**RECORDED DATA**
※ ※ ※

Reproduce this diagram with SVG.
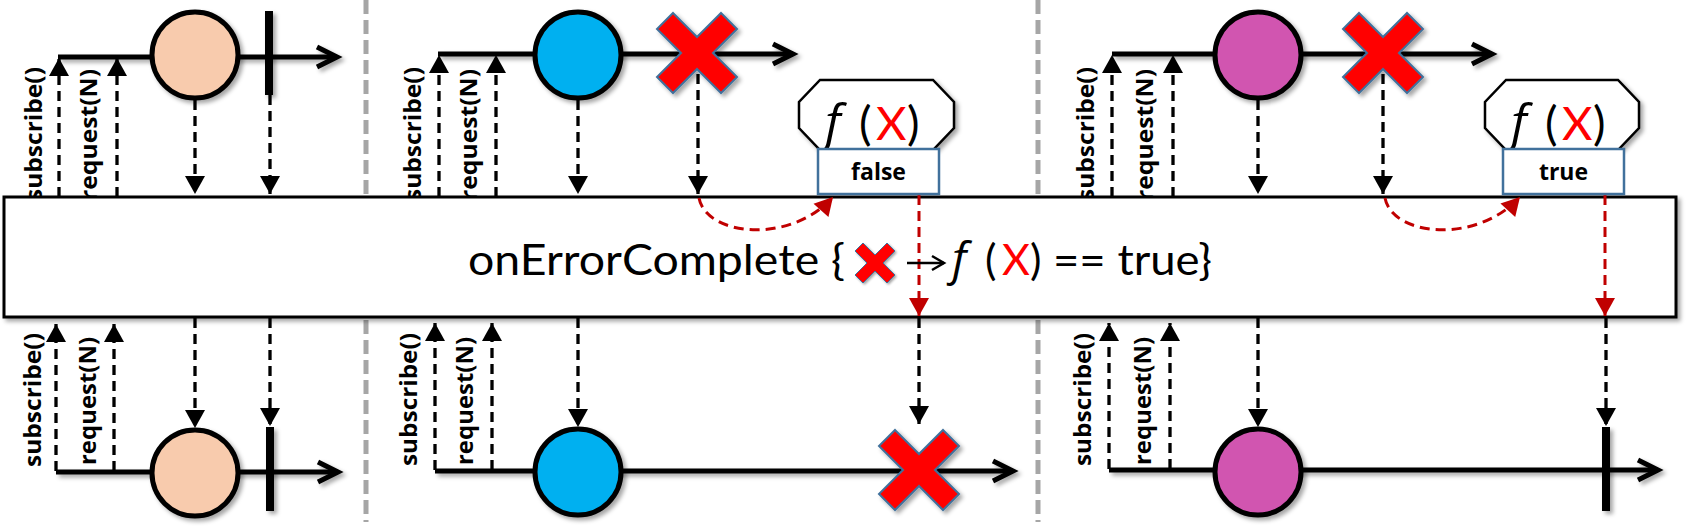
<svg xmlns="http://www.w3.org/2000/svg" width="1694" height="531" viewBox="0 0 1694 531">
<style>
.tl{fill:none;stroke:#000;stroke-width:5;marker-end:url(#open)}
.dash{fill:none;stroke:#000;stroke-width:3.3;stroke-dasharray:10 6;marker-end:url(#tri)}
.rdash{fill:none;stroke:#c00000;stroke-width:3;stroke-dasharray:10 6;marker-end:url(#trired)}
.div{fill:none;stroke:#a6a6a6;stroke-width:5;stroke-dasharray:14 6}
.marble{stroke:#000;stroke-width:5}
.bar{fill:#000}
.lbl{font-family:"Open Sans",Lato,sans-serif;font-weight:bold;font-size:24px;fill:#000}
.big{font-family:Lato,"Open Sans",sans-serif;font-size:43px;fill:#000}
.fx{font-family:Lato,"Open Sans",sans-serif;font-size:47px;fill:#000}
.it{font-family:"Open Sans","Noto Sans",sans-serif;font-style:italic}
.val{font-family:"Open Sans",Lato,sans-serif;font-weight:bold;font-size:23px;fill:#000}
.oct{fill:#fff;stroke:#000;stroke-width:2.5}
.vbox{fill:#fff;stroke:#41719c;stroke-width:2.5}
.xm{fill:#ff0000;stroke:#41719c;stroke-width:2}
</style>
<defs>
<filter id="sh" x="-20%" y="-20%" width="140%" height="150%">
<feDropShadow dx="3" dy="3" stdDeviation="2" flood-color="#000" flood-opacity="0.35"/>
</filter>
<marker id="open" markerUnits="userSpaceOnUse" markerWidth="30" markerHeight="30" refX="20" refY="10" orient="auto" overflow="visible">
<path d="M0,0 L20,10 L0,20" fill="none" stroke="#000" stroke-width="5"/>
</marker>
<marker id="openthin" markerUnits="userSpaceOnUse" markerWidth="20" markerHeight="20" refX="12" refY="7" orient="auto" overflow="visible">
<path d="M0,0 L12,7 L0,14" fill="none" stroke="#000" stroke-width="2.5"/>
</marker>
<marker id="tri" markerUnits="userSpaceOnUse" markerWidth="20" markerHeight="22" refX="18" refY="10" orient="auto" overflow="visible">
<path d="M0,0 L18,10 L0,20 z" fill="#000"/>
</marker>
<marker id="trired" markerUnits="userSpaceOnUse" markerWidth="20" markerHeight="22" refX="18" refY="10" orient="auto" overflow="visible">
<path d="M0,0 L18,10 L0,20 z" fill="#c00000"/>
</marker>
<path id="xshape" d="M-24,-40 L0,-16 L24,-40 L40,-24 L16,0 L40,24 L24,40 L0,16 L-24,40 L-40,24 L-16,0 L-40,-24 Z"/>
</defs>

<g id="dividers">
<line class="div" x1="366" y1="0" x2="366" y2="522"/>
<line class="div" x1="1038" y1="0" x2="1038" y2="522"/>
</g>

<g id="labels">
<text class="lbl" transform="translate(42,201) rotate(-90)" textLength="134" lengthAdjust="spacingAndGlyphs">subscribe()</text>
<text class="lbl" transform="translate(97,201) rotate(-90)" textLength="132" lengthAdjust="spacingAndGlyphs">request(N)</text>
<text class="lbl" transform="translate(421,201) rotate(-90)" textLength="134" lengthAdjust="spacingAndGlyphs">subscribe()</text>
<text class="lbl" transform="translate(477,201) rotate(-90)" textLength="132" lengthAdjust="spacingAndGlyphs">request(N)</text>
<text class="lbl" transform="translate(1094,201) rotate(-90)" textLength="134" lengthAdjust="spacingAndGlyphs">subscribe()</text>
<text class="lbl" transform="translate(1153,201) rotate(-90)" textLength="132" lengthAdjust="spacingAndGlyphs">request(N)</text>
<text class="lbl" transform="translate(41,467) rotate(-90)" textLength="134" lengthAdjust="spacingAndGlyphs">subscribe()</text>
<text class="lbl" transform="translate(96,465) rotate(-90)" textLength="128" lengthAdjust="spacingAndGlyphs">request(N)</text>
<text class="lbl" transform="translate(417,466) rotate(-90)" textLength="133" lengthAdjust="spacingAndGlyphs">subscribe()</text>
<text class="lbl" transform="translate(473,465) rotate(-90)" textLength="128" lengthAdjust="spacingAndGlyphs">request(N)</text>
<text class="lbl" transform="translate(1091,466) rotate(-90)" textLength="133" lengthAdjust="spacingAndGlyphs">subscribe()</text>
<text class="lbl" transform="translate(1151,465) rotate(-90)" textLength="128" lengthAdjust="spacingAndGlyphs">request(N)</text>
</g>

<g id="timelines" filter="url(#sh)">
<path class="tl" d="M58,57 H337"/>
<path class="tl" d="M438,54 H793"/>
<path class="tl" d="M1112,54 H1492"/>
<path class="tl" d="M56,472 H338"/>
<path class="tl" d="M435,471 H1013"/>
<path class="tl" d="M1109,470 H1658"/>
</g>

<g id="operator">
<rect x="4" y="197" width="1672" height="120" fill="#fff" stroke="#000" stroke-width="3" filter="url(#sh)"/>
</g>

<g id="connectors">
<line class="dash" x1="59" y1="197" x2="59" y2="58"/>
<line class="dash" x1="117" y1="197" x2="117" y2="58"/>
<line class="dash" x1="195" y1="100" x2="195" y2="194"/>
<line class="dash" x1="270" y1="95" x2="270" y2="194"/>
<line class="dash" x1="439" y1="197" x2="439" y2="55"/>
<line class="dash" x1="496" y1="197" x2="496" y2="55"/>
<line class="dash" x1="578" y1="100" x2="578" y2="194"/>
<line class="dash" x1="698" y1="74" x2="698" y2="194"/>
<line class="dash" x1="1112" y1="197" x2="1112" y2="55"/>
<line class="dash" x1="1173" y1="197" x2="1173" y2="55"/>
<line class="dash" x1="1258" y1="100" x2="1258" y2="194"/>
<line class="dash" x1="1383" y1="74" x2="1383" y2="194"/>
<line class="dash" x1="56" y1="471" x2="56" y2="324"/>
<line class="dash" x1="114" y1="471" x2="114" y2="324"/>
<line class="dash" x1="195" y1="318" x2="195" y2="428"/>
<line class="dash" x1="270" y1="318" x2="270" y2="426"/>
<line class="dash" x1="435" y1="470" x2="435" y2="323"/>
<line class="dash" x1="492" y1="470" x2="492" y2="323"/>
<line class="dash" x1="578" y1="318" x2="578" y2="427"/>
<line class="dash" x1="919" y1="318" x2="919" y2="424"/>
<line class="dash" x1="1109" y1="469" x2="1109" y2="323"/>
<line class="dash" x1="1170" y1="469" x2="1170" y2="323"/>
<line class="dash" x1="1258" y1="318" x2="1258" y2="427"/>
<line class="dash" x1="1606" y1="318" x2="1606" y2="426"/>
<path class="rdash" d="M699,198 C706,236 790,245 833,197"/>
<path class="rdash" d="M1385,198 C1392,236 1476,245 1520,197"/>
<line class="rdash" x1="919" y1="195" x2="919" y2="316"/>
<line class="rdash" x1="1605" y1="195" x2="1605" y2="316"/>
</g>

<g id="marble-peach-top" filter="url(#sh)">
<circle class="marble" cx="195" cy="55" r="43" fill="#f8cbad"/>
<rect class="bar" x="265" y="11" width="8" height="84"/>
</g>
<g id="marble-blue-top" filter="url(#sh)">
<circle class="marble" cx="578" cy="55" r="43" fill="#00b0f0"/>
<use href="#xshape" class="xm" x="697" y="53"/>
</g>
<g id="marble-pink-top" filter="url(#sh)">
<circle class="marble" cx="1258" cy="55" r="43" fill="#d155b0"/>
<use href="#xshape" class="xm" x="1383" y="53"/>
</g>
<g id="marble-peach-bottom" filter="url(#sh)">
<circle class="marble" cx="195" cy="473" r="43" fill="#f8cbad"/>
<rect class="bar" x="266" y="427" width="8" height="84"/>
</g>
<g id="marble-blue-bottom" filter="url(#sh)">
<circle class="marble" cx="578" cy="472" r="43" fill="#00b0f0"/>
<use href="#xshape" class="xm" x="919" y="470"/>
</g>
<g id="marble-pink-bottom" filter="url(#sh)">
<circle class="marble" cx="1258" cy="472" r="43" fill="#d155b0"/>
<rect class="bar" x="1602" y="427" width="8" height="84"/>
</g>

<g id="predicate-false">
<polygon class="oct" filter="url(#sh)" points="820,80 933,80 954,102 954,128 933,150 820,150 799,128 799,102"/>
<text class="fx" y="140"><tspan class="it" x="825" font-size="50">f</tspan><tspan x="859">(</tspan><tspan x="876" fill="#ff0000">X</tspan><tspan x="907">)</tspan></text>
<rect class="vbox" x="818" y="149" width="121" height="45"/>
<text class="val" x="878.5" y="180" text-anchor="middle">false</text>
</g>

<g id="predicate-true">
<polygon class="oct" filter="url(#sh)" points="1506,80 1618,80 1639,102 1639,128 1618,150 1506,150 1485,128 1485,102"/>
<text class="fx" y="140"><tspan class="it" x="1511" font-size="50">f</tspan><tspan x="1545">(</tspan><tspan x="1562" fill="#ff0000">X</tspan><tspan x="1593">)</tspan></text>
<rect class="vbox" x="1503" y="149" width="121" height="45"/>
<text class="val" x="1563.5" y="180" text-anchor="middle">true</text>
</g>

<g id="operator-label">
<text class="big" x="468" y="275" textLength="377" lengthAdjust="spacingAndGlyphs">onErrorComplete {</text>
<use href="#xshape" class="xm" transform="translate(875,263) scale(0.5)" filter="url(#sh)"/>
<line x1="907" y1="263" x2="944" y2="263" stroke="#000" stroke-width="2.5" marker-end="url(#openthin)"/>
<text class="big" y="275"><tspan class="it" x="952" font-size="46">f</tspan><tspan x="985">(</tspan><tspan x="1002" fill="#ff0000">X</tspan><tspan x="1030">)</tspan></text>
<text class="big" x="1053" y="275" textLength="159" lengthAdjust="spacingAndGlyphs">== true}</text>
</g>
</svg>
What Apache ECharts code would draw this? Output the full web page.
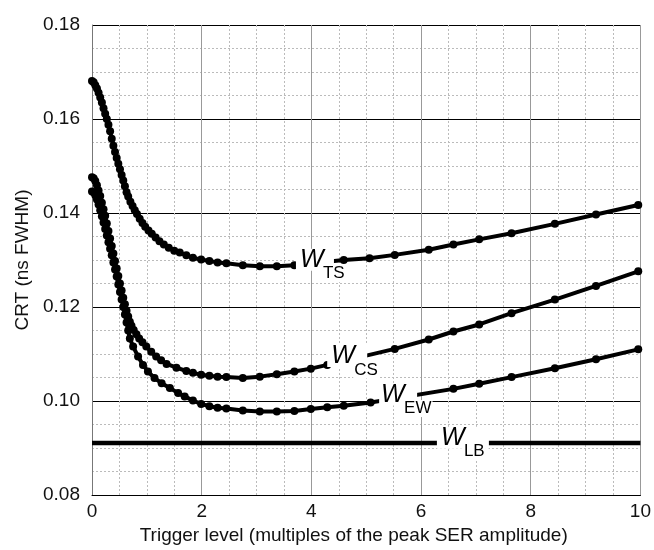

※ ※ ※

Among the lines of the data above, count those holding "this" and state only the number.

2